8 июля 1935 г. в Брюсселе Хёйзинга прочитал доклад на тему Кризис культуры. Доклад имел явный успех. На основе его Хёйзинга пишет эссе In de schaduwen van morgen [Тени завтрашнего дня], которое выходит в свет в октябре того же года. Эта работа и в Нидерландах, и за ее пределами стала не менее известна, чем Осень Средневековья (1919) и впоследствии Homo ludens (1938). Подзаголовок эссе гласит: Диагноз духовного недуга нашего времени; недуг – «смутный страх перед ближайшим будущим, чувство упадка и заката нашей цивилизации. Это не просто кошмары, мучающие нас в праздные ночные часы, когда пламя жизни горит слабее всего. Это трезво взвешенные ожидания, основанные на наблюдениях и выводах». И тем более поразительно, что, предваряя свой мрачный анализ кратким Предисловием, Хёйзинга, имя которого современники помещали в одном ряду с именами таких таких культурпессимистов, как Хосе Ортега-и-Гассет и Освальд Шпенглер, называет себя оптимистом. Подобное определение многие или попросту не принимали, или пытались отнести его к некой философской риторике. Сын Якоб, в то время лондонский корреспондент газеты Nieuwe Rotterdamsche Courant, в письме к отцу от 24 августа 1936 г. писал: «…твой вид оптимизма в конце концов не что иное, как вера в относительную неважность всего, что происходит в этой юдоли скорби. Это метафизический оптимизм, если можно так выразиться» [18] .
18
J. Huizinga. Briefwisseling [Переписка], I (1894–1924); II (1925–1933); III (1934–1945). Veen, Tjeenk Willink, Utrecht/Antwerpen, 1989–1991, III. 1221.
Вглядимся пристальнее в само название очерка In de schaduwen van morgen.

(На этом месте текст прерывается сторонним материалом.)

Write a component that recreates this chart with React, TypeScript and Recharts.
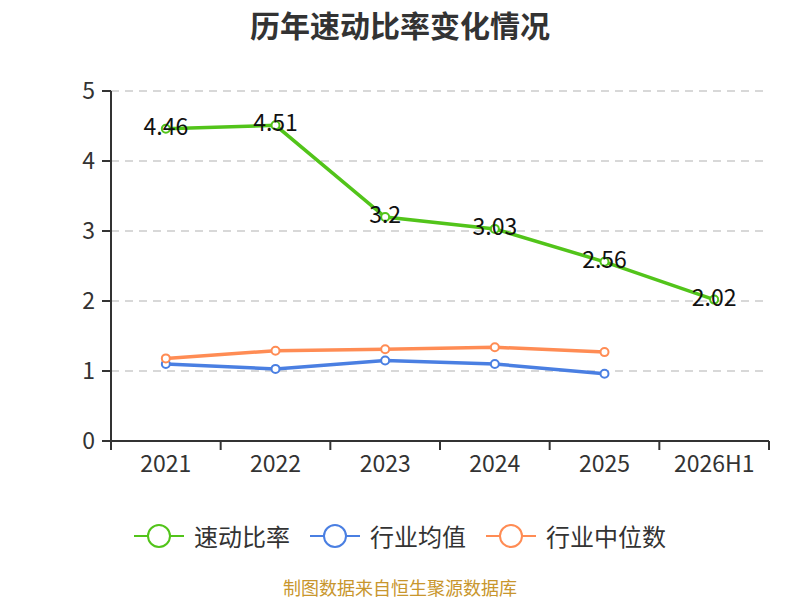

Смысл его далеко не однозначен. Слово schaduw [тень] стоит во множественном числе (schaduwen), с предлогом in [в]; далее, в родительном падеже, стоит слово morgen [завтра]. В сочетании с подзаголовком заглавие звучит мрачным пророчеством, предостережением о грядущем завтрашнем дне, тени которого уже сгустились над нами. Зловещие тени будущего – одна из устойчивых библейских метафор. Но в слове morgen [завтра] слышится и de morgen [утро]. Тогда заглавие может быть прочитано как Тени утра, и оно говорит нам об утренних, предрассветных тенях, которые неминуемо рассеются с наступлением дня. И это, конечно, взгляд оптимиста!